Have you ever received a handmade Quilt as a gift or inherited a family quilt?
On National Quilt Day, March 20, 10 a.m. – 4 p.m. you are invited to show off your special quilt(s) in a COVID-appropriate way, right in front of your own home.
Campbell River Friendship Quilt Guild members will be displaying their quilts, and hope you will join them to make our neighbourhoods more colourful and celebrate the joy of creating, giving and receiving handmade quilts.
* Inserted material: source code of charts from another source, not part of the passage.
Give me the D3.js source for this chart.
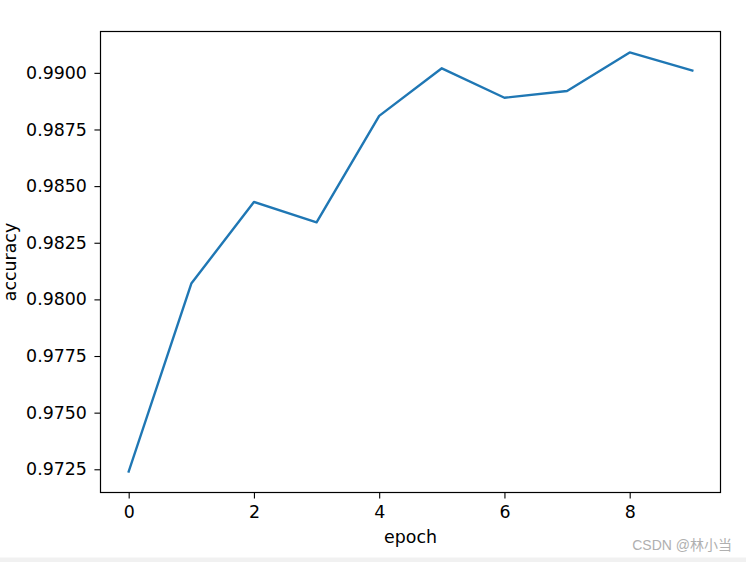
<!DOCTYPE html>
<html><head><meta charset="utf-8">
<script src="https://cdn.jsdelivr.net/npm/d3@7"></script>
<style>
html,body{margin:0;padding:0;background:#fff;}
svg{display:block;}
text{font-family:"DejaVu Sans",sans-serif;}
</style></head>
<body>
<script>
const epochs = [0,1,2,3,4,5,6,7,8,9];
const accuracy = [0.9724,0.9807,0.9843,0.9834,0.9881,0.9902,0.9889,0.9892,0.9909,0.9901];
const xTicks = [0,2,4,6,8];
const yTicks = [0.9725,0.9750,0.9775,0.9800,0.9825,0.9850,0.9875,0.9900];
const xLabel = "epoch";
const yLabel = "accuracy";
const watermark = "CSDN @林小当";

const W = 746, H = 562;
const m = {left:100.5, right:720.5, top:31.5, bottom:492.5};
const FS = 17.4;
const svg = d3.select("body").append("svg").attr("width",W).attr("height",H);
svg.append("rect").attr("x",0).attr("y",0).attr("width",W).attr("height",H).attr("fill","#fff");
svg.append("rect").attr("x",0).attr("y",557.5).attr("width",W).attr("height",5).attr("fill","#f1f1f1");

const ymin = d3.min(accuracy), ymax = d3.max(accuracy), yr = ymax-ymin;
const x = d3.scaleLinear().domain([-0.45, 9.45]).range([m.left, m.right]);
const y = d3.scaleLinear().domain([ymin-0.05*yr, ymax+0.05*yr]).range([m.bottom, m.top]);

const tickLen = 6.08;
const xAxis = svg.append("g").attr("transform",`translate(0,${m.bottom})`)
  .call(d3.axisBottom(x).tickValues(xTicks).tickFormat(d3.format("d")).tickSizeInner(tickLen).tickSizeOuter(0).tickPadding(6.08));
const yAxis = svg.append("g").attr("transform",`translate(${m.left},0)`)
  .call(d3.axisLeft(y).tickValues(yTicks).tickFormat(d3.format(".4f")).tickSizeInner(tickLen).tickSizeOuter(0).tickPadding(7.5));
[xAxis,yAxis].forEach(g=>{
  g.select(".domain").remove();
  g.selectAll(".tick line").attr("stroke","#000").attr("stroke-width",1.1);
  g.selectAll(".tick text").attr("fill","#000").style("font-size",FS+"px").style("font-family","'DejaVu Sans',sans-serif");
});
xAxis.selectAll(".tick text").attr("dy","0.76em");

const line = d3.line().x((d,i)=>x(epochs[i])).y(d=>y(d));
svg.append("path").datum(accuracy).attr("d",line).attr("fill","none")
  .attr("stroke","#1f77b4").attr("stroke-width",2.4).attr("stroke-linecap","square").attr("stroke-linejoin","round");

svg.append("rect").attr("x",m.left).attr("y",m.top).attr("width",m.right-m.left).attr("height",m.bottom-m.top)
  .attr("fill","none").attr("stroke","#000").attr("stroke-width",1.2);

svg.append("text").attr("x",(m.left+m.right)/2).attr("y",543).attr("text-anchor","middle")
  .style("font-size",FS+"px").attr("fill","#000").text(xLabel);
svg.append("text").attr("transform",`translate(15.5,${(m.top+m.bottom)/2}) rotate(-90)`).attr("text-anchor","middle")
  .style("font-size",FS+"px").attr("fill","#000").text(yLabel);

svg.append("text").attr("x",732).attr("y",549.5).attr("text-anchor","end")
  .style("font-size","14px").style("font-family","'Liberation Sans','Noto Sans CJK SC',sans-serif").attr("fill","#b0b0b0").text(watermark);
</script>
</body></html>
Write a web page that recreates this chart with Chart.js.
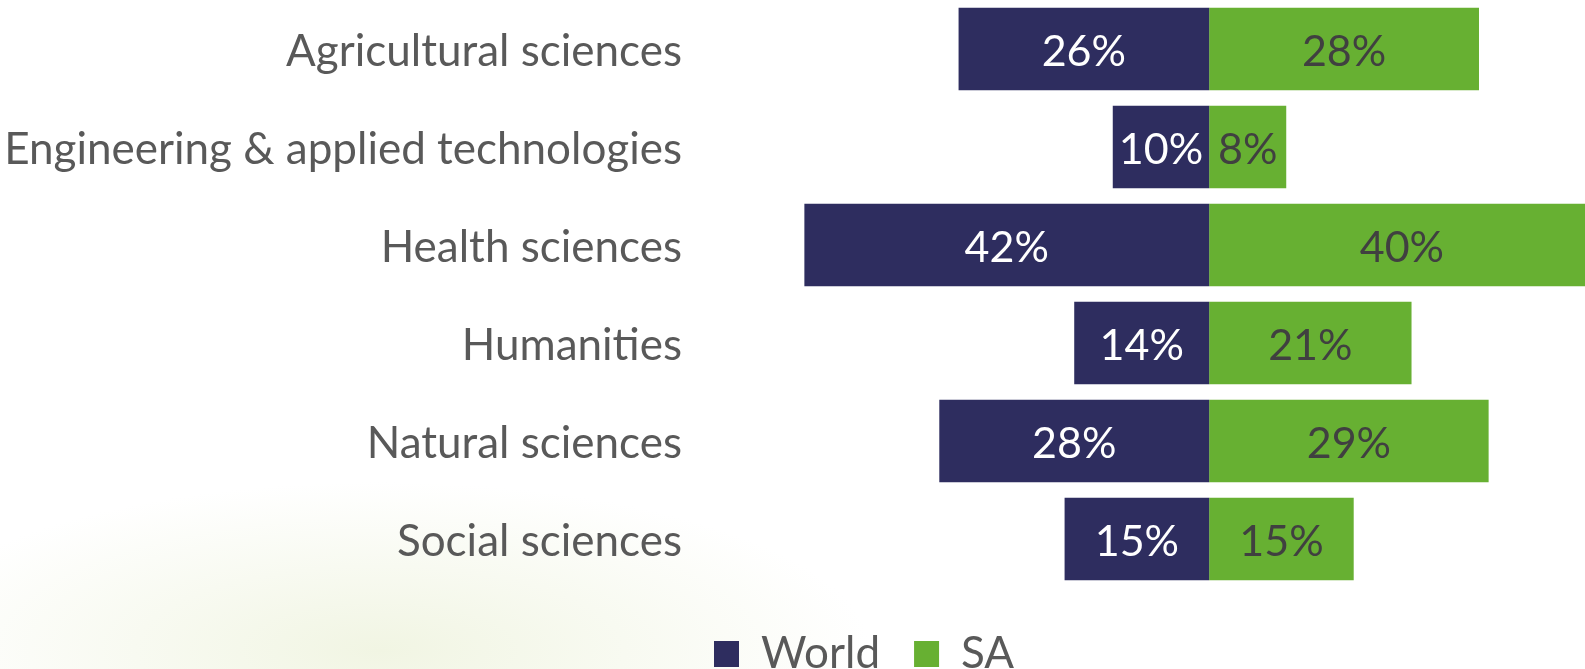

The Quilt Guild has a long history of providing comfort quilts to those in need in our community. Over the years they have provided newborn quilts to the hospital, lap quilts for the wheelchair-bound, adult and children’s quilt to the Ann Elmore House and Rose Harbour, Men’s Second Chance Recovery House and, more recently, thousands of cloth masks for local care agencies. Barb Round, quilter, says: when I make a quilt for someone I think about them the entire time I am sewing, so it is truly theirs before they even know about it. This is equally true of family quilts and those I donate…the love is built into every stitch.”
Rose Harbour quilt recipients have said: “I was so happy to receive my handmade quilt when I arrived at Rose Harbour”, “My quilt made my suite look homey” and “It felt like someone loved me.”
The Executive Director of Second Chance Recovery House, Tessera Brooks, reflects that her clients often feel forgotten, like they are not important in society. When quilts are donated, they are very touched emotionally, almost shocked that they are visible to somebody and cared about.
Yucalta Lodge requested a quilt to honour residents who pass away at the care home with a Walk of Honour. This is a show of respect to the resident, family, friends, staff and volunteers. Joanne Amberson , Recreation Supervisor, says: “The quilt guild made a beautiful quilt with greens, reds, yellows and oranges in a sunburst pattern on a black background, surrounded by green leaves. It is a stunning piece of art. It is a privilege to honour our residents in this way. Thank you to the very generous quilters for your support of this idea to become a reality.”
When she became a grandmother for the first time, Lori McKeown was gifted a quilt with elephants in the pattern, designed just for her because she loves these majestic animals. Kerry Hammell who made the quilt gave instructions that this quilt was to remain at Grandma’s house to provide a special warmth to cuddles with little ones. A sewer herself, Lori says: “I know how much time she takes choosing the fabric and the patterns. I will keep it forever because it was made from Kerry’ heart. When they give you a quilt, they give you a little piece of their heart.”
Melissa Moller, quilter, appreciates that “quilting will sustain us in times like this; having that connection is critical.” She feels that the opportunity to have quiet introspective time to be creative and challenge herself artistically feeds her soul, and the connection to other quilters through the guild has given her creative and social connections throughout COVID. Melissa says:” Making quilted creations to donate to the Hospital gift shop touches my heart. Every item we donate gives back to everyone in the community. It feels good to be able to do something for the community and at the same time do something that you love.”
Quilts are made with time and love. If you have been lucky enough to be gifted one of these special items, please show the world how much someone loves you by displaying your quilt outdoors 10 am – 4 pm on Saturday, March 20. (If it rains, try the same time the following day). Then take intentional detours on your errand runs to see if you can spot colorful quilts on display in different neighbourhoods and give a honk of appreciation.